What you are asked to do
Identify each line below containing the string "that" and copy it.

◇ ◇ ◇ ◇ ◇ ◇ ◇

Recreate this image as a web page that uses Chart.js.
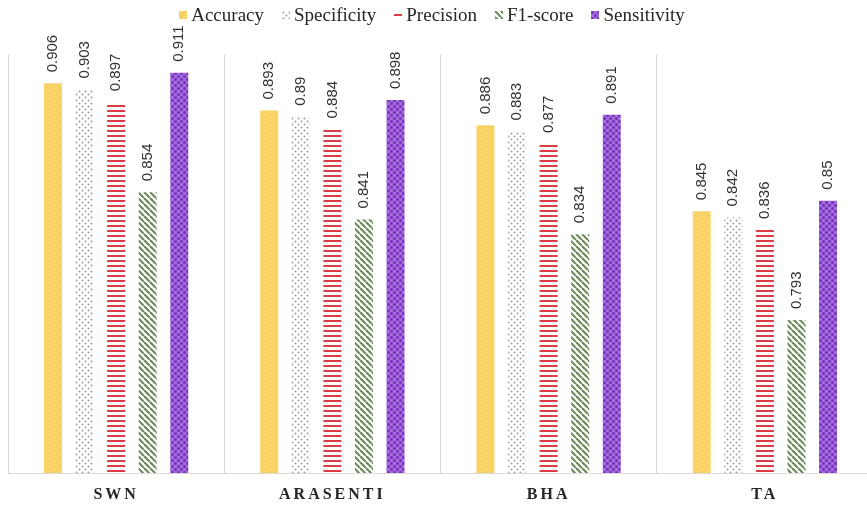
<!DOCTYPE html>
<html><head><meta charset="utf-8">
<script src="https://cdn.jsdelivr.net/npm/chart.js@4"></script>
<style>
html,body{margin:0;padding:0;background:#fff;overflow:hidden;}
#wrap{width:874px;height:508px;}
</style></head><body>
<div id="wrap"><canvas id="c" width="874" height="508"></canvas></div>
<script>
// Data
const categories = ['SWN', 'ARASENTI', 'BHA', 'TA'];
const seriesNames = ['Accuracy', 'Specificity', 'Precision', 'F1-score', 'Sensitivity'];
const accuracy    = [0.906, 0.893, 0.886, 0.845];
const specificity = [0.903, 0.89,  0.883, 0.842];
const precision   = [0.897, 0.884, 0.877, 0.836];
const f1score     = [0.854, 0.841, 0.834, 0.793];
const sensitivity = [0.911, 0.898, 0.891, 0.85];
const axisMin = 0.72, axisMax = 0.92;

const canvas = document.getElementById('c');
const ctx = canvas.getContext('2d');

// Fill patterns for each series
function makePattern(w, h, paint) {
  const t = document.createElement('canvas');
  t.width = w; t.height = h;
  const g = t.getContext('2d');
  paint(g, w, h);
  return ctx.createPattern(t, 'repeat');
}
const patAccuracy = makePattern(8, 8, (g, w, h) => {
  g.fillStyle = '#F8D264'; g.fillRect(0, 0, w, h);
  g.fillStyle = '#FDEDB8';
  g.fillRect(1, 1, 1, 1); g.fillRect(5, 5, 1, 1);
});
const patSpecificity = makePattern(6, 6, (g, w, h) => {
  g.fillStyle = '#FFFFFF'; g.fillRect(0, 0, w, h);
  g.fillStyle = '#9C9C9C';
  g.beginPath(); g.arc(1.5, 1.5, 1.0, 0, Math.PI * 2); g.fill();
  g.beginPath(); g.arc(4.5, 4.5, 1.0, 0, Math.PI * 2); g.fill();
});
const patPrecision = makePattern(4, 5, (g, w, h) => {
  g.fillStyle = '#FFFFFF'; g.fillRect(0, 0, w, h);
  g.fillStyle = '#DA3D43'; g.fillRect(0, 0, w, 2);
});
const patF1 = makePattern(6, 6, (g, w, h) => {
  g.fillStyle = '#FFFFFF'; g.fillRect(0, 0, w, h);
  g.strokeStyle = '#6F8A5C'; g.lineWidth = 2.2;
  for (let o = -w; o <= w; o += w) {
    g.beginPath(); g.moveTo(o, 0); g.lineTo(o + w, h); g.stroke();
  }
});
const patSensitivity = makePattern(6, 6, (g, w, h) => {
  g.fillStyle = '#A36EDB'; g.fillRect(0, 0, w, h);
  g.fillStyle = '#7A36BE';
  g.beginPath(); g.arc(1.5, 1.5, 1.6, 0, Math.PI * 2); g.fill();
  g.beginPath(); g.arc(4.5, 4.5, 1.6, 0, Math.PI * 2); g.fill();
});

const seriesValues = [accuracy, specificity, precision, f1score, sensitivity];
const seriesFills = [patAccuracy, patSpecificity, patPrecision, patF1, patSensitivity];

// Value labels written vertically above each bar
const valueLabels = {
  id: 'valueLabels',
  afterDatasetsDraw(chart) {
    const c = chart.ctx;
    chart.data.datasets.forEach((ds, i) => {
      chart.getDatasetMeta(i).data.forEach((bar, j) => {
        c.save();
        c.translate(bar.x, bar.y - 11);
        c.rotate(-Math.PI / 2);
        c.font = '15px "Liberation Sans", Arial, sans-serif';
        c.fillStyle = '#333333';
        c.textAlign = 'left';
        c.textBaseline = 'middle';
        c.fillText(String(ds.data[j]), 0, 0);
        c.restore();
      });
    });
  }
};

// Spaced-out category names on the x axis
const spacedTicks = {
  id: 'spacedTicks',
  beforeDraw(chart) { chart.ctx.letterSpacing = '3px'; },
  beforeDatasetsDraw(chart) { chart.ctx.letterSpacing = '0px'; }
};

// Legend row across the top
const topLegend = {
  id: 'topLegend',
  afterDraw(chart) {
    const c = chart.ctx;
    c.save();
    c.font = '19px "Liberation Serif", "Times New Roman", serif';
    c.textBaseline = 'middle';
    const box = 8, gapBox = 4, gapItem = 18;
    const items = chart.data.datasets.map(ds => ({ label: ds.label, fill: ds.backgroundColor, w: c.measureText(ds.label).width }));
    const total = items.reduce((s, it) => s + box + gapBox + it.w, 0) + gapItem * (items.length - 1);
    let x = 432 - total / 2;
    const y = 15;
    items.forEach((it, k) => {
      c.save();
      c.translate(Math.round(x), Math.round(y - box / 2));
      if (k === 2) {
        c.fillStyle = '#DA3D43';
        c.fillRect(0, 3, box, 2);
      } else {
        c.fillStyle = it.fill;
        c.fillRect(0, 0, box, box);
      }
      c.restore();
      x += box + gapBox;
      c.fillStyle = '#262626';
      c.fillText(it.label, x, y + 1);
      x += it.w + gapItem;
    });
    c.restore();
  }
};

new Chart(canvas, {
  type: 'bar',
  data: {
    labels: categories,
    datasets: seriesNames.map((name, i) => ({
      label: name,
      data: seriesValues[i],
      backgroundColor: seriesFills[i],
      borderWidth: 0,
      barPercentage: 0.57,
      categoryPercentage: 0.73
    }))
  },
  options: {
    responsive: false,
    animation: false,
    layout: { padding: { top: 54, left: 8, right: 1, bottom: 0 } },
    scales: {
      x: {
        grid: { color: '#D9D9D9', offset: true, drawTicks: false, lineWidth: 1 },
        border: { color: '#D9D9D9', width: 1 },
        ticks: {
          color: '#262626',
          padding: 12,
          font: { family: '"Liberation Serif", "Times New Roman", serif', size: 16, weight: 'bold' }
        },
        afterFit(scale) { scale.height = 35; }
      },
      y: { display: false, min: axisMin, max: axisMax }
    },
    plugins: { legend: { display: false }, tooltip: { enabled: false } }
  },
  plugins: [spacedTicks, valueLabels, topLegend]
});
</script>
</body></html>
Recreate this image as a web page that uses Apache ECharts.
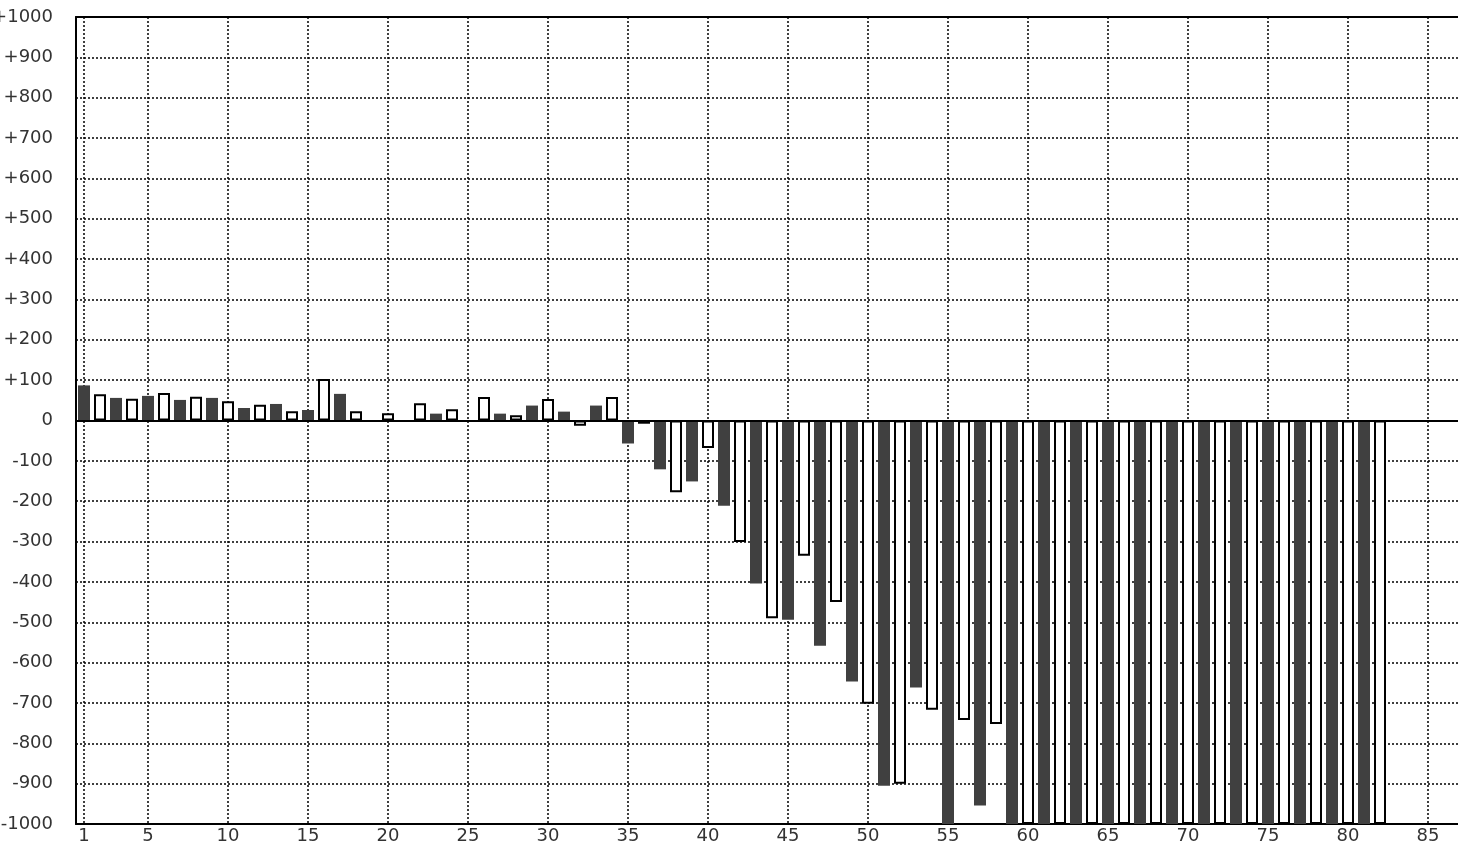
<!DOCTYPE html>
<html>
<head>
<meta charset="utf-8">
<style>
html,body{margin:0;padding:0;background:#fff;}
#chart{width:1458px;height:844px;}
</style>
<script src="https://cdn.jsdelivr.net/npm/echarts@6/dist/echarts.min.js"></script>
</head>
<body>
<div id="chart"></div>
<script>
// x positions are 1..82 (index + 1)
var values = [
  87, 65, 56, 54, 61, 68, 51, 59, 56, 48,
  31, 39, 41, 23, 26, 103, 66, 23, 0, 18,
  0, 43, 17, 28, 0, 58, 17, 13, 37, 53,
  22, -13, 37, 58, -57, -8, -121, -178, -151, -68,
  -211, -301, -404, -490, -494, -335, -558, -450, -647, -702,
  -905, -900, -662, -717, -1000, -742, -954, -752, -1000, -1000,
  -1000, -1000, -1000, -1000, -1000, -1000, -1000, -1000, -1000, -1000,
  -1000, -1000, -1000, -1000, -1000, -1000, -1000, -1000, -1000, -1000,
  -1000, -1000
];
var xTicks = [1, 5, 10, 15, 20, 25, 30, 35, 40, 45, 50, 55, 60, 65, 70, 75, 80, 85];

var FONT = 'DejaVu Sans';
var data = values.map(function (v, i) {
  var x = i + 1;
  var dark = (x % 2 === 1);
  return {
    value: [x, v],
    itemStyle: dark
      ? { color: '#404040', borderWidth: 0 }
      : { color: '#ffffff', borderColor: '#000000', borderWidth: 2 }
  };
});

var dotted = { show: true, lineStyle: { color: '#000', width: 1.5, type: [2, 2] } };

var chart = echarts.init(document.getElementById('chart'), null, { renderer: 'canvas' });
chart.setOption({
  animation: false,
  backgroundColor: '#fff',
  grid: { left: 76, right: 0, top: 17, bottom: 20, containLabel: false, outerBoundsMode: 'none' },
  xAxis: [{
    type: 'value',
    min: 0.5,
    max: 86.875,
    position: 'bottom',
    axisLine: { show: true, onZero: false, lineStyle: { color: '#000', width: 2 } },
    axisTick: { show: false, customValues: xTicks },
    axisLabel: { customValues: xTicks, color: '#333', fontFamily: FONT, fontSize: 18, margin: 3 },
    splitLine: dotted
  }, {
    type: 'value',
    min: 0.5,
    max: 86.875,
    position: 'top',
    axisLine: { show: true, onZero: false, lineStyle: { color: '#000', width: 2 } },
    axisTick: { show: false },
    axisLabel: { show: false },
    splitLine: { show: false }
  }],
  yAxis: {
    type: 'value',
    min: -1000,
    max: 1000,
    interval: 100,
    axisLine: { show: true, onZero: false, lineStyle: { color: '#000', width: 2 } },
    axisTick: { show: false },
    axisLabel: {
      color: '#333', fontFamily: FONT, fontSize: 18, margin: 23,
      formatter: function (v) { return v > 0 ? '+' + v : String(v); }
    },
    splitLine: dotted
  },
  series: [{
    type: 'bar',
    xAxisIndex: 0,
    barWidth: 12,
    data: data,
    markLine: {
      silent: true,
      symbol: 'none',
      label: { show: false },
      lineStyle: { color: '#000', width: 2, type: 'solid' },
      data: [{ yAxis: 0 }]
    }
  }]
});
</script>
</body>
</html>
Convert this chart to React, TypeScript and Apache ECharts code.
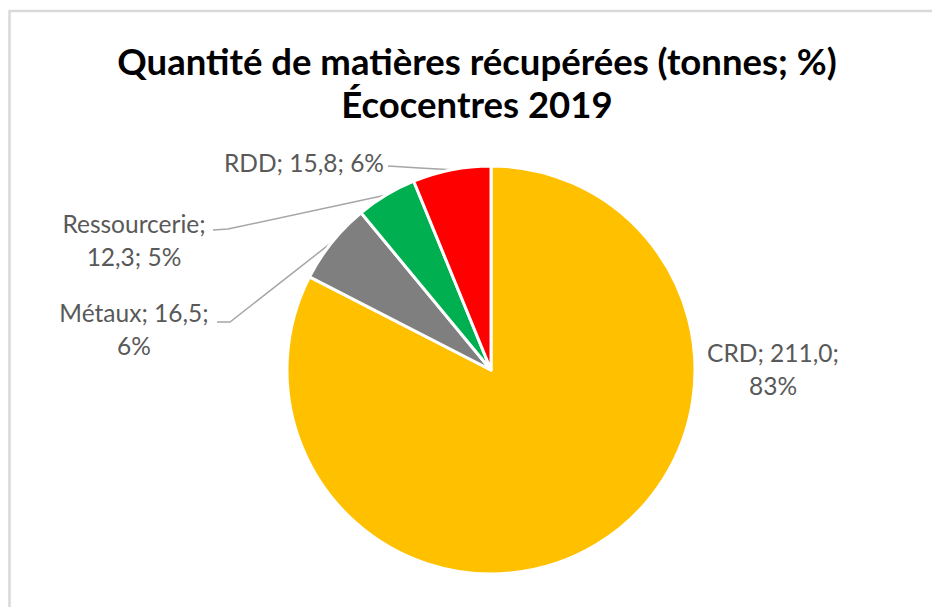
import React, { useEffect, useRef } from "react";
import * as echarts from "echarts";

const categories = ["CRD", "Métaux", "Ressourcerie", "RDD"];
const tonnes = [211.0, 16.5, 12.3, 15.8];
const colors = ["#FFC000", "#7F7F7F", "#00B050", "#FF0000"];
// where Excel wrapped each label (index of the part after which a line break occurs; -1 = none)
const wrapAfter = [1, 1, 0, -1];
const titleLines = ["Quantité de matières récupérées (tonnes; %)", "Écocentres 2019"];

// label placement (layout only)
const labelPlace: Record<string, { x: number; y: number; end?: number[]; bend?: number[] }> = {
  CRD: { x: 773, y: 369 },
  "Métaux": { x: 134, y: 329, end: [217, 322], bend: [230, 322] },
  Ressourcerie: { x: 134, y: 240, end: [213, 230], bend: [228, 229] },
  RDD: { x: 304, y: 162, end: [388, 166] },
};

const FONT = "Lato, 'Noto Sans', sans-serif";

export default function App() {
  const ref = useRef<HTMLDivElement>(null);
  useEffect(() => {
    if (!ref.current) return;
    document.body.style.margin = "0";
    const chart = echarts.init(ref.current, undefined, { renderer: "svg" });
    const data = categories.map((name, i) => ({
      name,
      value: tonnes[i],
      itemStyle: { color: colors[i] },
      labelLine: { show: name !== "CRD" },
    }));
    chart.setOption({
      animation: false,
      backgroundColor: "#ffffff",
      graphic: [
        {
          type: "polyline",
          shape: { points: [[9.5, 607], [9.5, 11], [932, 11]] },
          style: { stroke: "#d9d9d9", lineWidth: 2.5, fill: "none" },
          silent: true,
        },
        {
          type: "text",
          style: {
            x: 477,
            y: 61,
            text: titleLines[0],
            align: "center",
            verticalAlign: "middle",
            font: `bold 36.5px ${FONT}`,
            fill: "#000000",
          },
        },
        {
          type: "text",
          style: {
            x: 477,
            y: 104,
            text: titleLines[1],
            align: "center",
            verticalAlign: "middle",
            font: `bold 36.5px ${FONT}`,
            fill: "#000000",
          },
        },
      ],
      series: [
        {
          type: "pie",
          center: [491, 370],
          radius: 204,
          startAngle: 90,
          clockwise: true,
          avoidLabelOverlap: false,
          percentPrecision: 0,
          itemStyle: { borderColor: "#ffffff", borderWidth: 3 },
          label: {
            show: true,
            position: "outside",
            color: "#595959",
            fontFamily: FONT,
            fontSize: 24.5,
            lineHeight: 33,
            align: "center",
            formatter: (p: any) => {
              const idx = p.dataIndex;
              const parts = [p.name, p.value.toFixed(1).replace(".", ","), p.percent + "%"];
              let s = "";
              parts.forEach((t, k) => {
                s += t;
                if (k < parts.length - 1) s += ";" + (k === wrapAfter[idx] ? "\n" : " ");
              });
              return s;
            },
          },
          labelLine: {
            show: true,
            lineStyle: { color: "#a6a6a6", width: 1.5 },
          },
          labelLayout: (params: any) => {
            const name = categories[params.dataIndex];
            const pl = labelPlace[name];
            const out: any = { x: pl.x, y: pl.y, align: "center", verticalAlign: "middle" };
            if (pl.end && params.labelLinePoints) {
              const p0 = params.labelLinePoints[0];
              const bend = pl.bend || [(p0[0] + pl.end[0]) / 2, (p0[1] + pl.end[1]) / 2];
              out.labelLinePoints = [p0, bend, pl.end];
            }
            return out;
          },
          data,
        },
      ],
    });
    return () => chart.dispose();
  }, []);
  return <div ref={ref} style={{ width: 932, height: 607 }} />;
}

◇ ◇ ◇ ◇ ◇ ◇ ◇

Completed task
Recreate this image as a web page that uses Chart.js.
Recreate this image as a web page that uses Apache ECharts.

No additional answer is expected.